Dopo queste erudite disquisizioni, l'atmosfera si è un po' rilassata quando, per richiesta di Piero Stefani, si è passati a scoprire l'influenza di Dante sulla cultura ebraica contemporanea. Rathaus ha sostenuto che molti poeti israeliani contemporanei impegnati si ricollegano al Dante politico, usando come lui l'invettiva. Inoltre l'Inferno dantesco viene usato come metafora della Shoah, per rafforzare l'immagine dei Lager e dei loro orrori.
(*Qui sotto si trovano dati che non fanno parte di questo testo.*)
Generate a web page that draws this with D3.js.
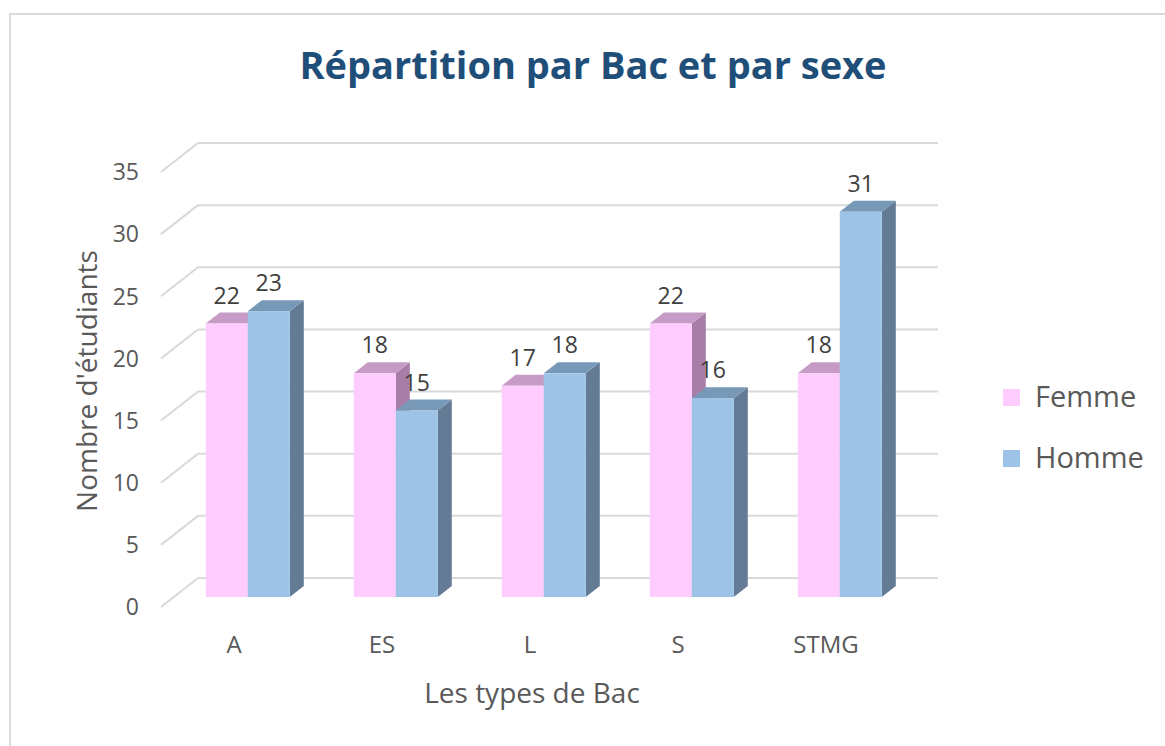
<!DOCTYPE html>
<html><head><meta charset="utf-8">
<script src="https://cdn.jsdelivr.net/npm/d3@7"></script>
<style>body{margin:0;background:#fff}svg{display:block}text{font-family:"Open Sans",sans-serif}</style>
</head><body>
<svg id="c" width="1165" height="746"></svg>
<script>
const categories = ["A","ES","L","S","STMG"];
const seriesNames = ["Femme","Homme"];
const femme = [22,18,17,22,18];
const homme = [23,15,18,16,31];
const yTicks = [0,5,10,15,20,25,30,35];

const colors = {
  Femme: {front:"#FFCCFF", top:"#C69CC6", side:"#A87EA8"},
  Homme: {front:"#9DC3E6", top:"#7898B8", side:"#637B94"}
};

const svg = d3.select("#c");
svg.append("rect").attr("x",10).attr("y",14).attr("width",1170).attr("height",750)
  .attr("fill","#fff").attr("stroke","#D9D9D9").attr("stroke-width",2);

const depthDX = 37, depthDY = -29;
const frontLeft = 161, frontRight = 901, frontBase = 607;
const x = d3.scaleBand().domain(categories).range([frontLeft, frontRight]);
const y = d3.scaleLinear().domain([0,35]).range([frontBase, frontBase-435]);
const proj = (px, py, z) => [px + depthDX*z, py + depthDY*z];

const g = svg.append("g");
yTicks.forEach(t => {
  const [bx, by] = proj(frontLeft, y(t), 1);
  const [bx2] = proj(frontRight, y(t), 1);
  g.append("line").attr("x1",bx).attr("y1",by).attr("x2",bx2).attr("y2",by)
    .attr("stroke","#D9D9D9").attr("stroke-width",2);
  g.append("line").attr("x1",frontLeft).attr("y1",y(t)).attr("x2",bx).attr("y2",by)
    .attr("stroke","#D9D9D9").attr("stroke-width",2);
  g.append("text").attr("x",139).attr("y",y(t)).attr("dy","0.36em")
    .attr("text-anchor","end").attr("fill","#595959").attr("font-size",23).text(t);
});

const zF = 10/29, zB = 21/29;
const barW = 42;
const data = [];
categories.forEach((c,i) => {
  data.push({cat:c, s:"Femme", v:femme[i], k:0});
  data.push({cat:c, s:"Homme", v:homme[i], k:1});
});
const bars = svg.append("g");
data.forEach(d => {
  const cx = x(d.cat) + x.bandwidth()/2;
  const x0f = cx - barW + d.k*barW;
  const [fx0, fyb] = proj(x0f, y(0), zF);
  const fyt = proj(x0f, y(d.v), zF)[1];
  const fx1 = fx0 + barW;
  const ddx = depthDX*(zB-zF), ddy = depthDY*(zB-zF);
  const col = colors[d.s];
  bars.append("path").attr("d",`M${fx1},${fyt}L${fx1+ddx},${fyt+ddy}L${fx1+ddx},${fyb+ddy}L${fx1},${fyb}Z`).attr("fill",col.side);
  bars.append("path").attr("d",`M${fx0},${fyt}L${fx0+ddx},${fyt+ddy}L${fx1+ddx},${fyt+ddy}L${fx1},${fyt}Z`).attr("fill",col.top);
  bars.append("rect").attr("x",fx0).attr("y",fyt).attr("width",barW).attr("height",fyb-fyt).attr("fill",col.front);
  bars.append("text").attr("x",fx0+barW/2).attr("y",fyt-20).attr("text-anchor","middle")
    .attr("fill","#404040").attr("font-size",23).text(d.v);
});

categories.forEach(c => {
  svg.append("text").attr("x",x(c)+x.bandwidth()/2-1).attr("y",653).attr("text-anchor","middle")
    .attr("fill","#595959").attr("font-size",24).text(c);
});

svg.append("text").attr("x",532).attr("y",703).attr("text-anchor","middle")
  .attr("fill","#595959").attr("font-size",28).text("Les types de Bac");
svg.append("text").attr("transform","translate(97,381) rotate(-90)").attr("text-anchor","middle")
  .attr("fill","#595959").attr("font-size",28).text("Nombre d'étudiants");

svg.append("text").attr("x",593).attr("y",79).attr("text-anchor","middle")
  .attr("fill","#1F4E79").attr("font-size",38).attr("font-weight","bold").text("Répartition par Bac et par sexe");

seriesNames.forEach((s,i) => {
  const ly = 397 + i*61;
  svg.append("rect").attr("x",1003).attr("y",ly-8).attr("width",17).attr("height",17).attr("fill",colors[s].front);
  svg.append("text").attr("x",1035).attr("y",ly).attr("dy","0.35em").attr("fill","#595959")
    .attr("font-size",29).text(s);
});
</script>
</body></html>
È stato citato il libro di Primo Levi "Sommersi e salvati", che già nel titolo ricorda la situazione dei dannati di certe bolge infernali, la cui pena è quella di essere sommersi nello sterco o nella pece bollente; e soprattutto si è parlato del capitolo dell'opera "Se questo è un uomo" , in cui l'autore evoca l'ansia di ricordare e di spiegare a un suo compagno di prigionia i versi del Canto di Ulisse ("...prima che sia troppo tardi, domani lui o io possiamo essere morti..."), mentre, nell'inferno di Auschwitz, è in fila per ricevere la misera zuppa degli Häftling; un modo per conservare la propria umanità in un luogo destinato ad annientarla.
Il momento più atteso, e applaudito, è arrivato quando l'attore Raoul Grassilli ha letto il canto XXX del Paradiso, interpretando in modo stupito e commosso l'infinità delle sue visioni di luce. Di seguito Ariel Rathaus ha fornito la lettura dello stesso canto nella versione ebraica di Immanuel Olsvanger, lettura incomprensibile ai più, ma suggestiva per il suono evocante la lingua primigenia in cui, secondo Dante, "per la prima volta il cielo parlò alla terra" (G.Rinaldi).
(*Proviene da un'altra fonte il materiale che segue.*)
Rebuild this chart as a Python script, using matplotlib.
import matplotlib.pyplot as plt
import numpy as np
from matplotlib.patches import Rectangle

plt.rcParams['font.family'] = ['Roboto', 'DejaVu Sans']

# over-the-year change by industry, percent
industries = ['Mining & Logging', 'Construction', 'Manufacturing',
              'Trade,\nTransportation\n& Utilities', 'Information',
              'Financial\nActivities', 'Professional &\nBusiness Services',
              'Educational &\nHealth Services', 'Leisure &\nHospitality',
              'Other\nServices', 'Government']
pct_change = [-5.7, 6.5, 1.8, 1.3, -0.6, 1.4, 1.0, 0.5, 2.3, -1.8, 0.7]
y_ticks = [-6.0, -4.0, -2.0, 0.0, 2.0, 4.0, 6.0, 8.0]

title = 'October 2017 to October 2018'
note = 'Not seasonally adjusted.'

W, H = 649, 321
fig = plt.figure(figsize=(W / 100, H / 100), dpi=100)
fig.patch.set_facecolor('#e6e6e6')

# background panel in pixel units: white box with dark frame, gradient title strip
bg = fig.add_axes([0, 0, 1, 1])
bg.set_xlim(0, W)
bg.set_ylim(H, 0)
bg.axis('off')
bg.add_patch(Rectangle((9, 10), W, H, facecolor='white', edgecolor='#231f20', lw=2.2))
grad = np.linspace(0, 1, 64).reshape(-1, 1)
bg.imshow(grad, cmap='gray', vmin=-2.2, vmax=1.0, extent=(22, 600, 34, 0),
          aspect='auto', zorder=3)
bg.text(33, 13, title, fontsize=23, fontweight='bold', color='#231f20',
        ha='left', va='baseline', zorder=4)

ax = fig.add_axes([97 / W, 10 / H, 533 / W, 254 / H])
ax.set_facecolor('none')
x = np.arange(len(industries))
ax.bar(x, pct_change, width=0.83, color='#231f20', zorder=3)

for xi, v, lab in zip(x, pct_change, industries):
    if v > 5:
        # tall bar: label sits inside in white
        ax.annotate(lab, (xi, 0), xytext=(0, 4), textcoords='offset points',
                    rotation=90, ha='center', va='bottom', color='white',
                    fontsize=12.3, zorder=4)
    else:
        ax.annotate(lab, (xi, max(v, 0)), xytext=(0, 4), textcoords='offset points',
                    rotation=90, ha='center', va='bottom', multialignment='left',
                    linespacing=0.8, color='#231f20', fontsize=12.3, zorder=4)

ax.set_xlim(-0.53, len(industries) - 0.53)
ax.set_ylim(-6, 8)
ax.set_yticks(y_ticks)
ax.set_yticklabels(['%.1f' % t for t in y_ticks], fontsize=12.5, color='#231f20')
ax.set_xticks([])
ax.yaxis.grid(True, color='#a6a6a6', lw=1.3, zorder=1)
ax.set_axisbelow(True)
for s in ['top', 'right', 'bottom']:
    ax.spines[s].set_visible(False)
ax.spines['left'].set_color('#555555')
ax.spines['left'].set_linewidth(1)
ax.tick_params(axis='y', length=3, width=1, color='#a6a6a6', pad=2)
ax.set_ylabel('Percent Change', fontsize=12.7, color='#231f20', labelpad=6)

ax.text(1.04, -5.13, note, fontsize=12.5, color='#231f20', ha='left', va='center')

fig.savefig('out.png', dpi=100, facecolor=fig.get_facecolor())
Tutti i partecipanti alla conversazione hanno ricevuto un premio, l'Alloro dantesco, come segno di gratitudine della città di Ravenna.
Concludendo questa interessantissima conversazione, Piero Stefani ha osservato che, nella cultura ebraica, un arco congiunge il Trecento ai giorni nostri, nel nome di Dante. E si è augurato che Dante possa essere letto oggi a Gerusalemme in segno di pace.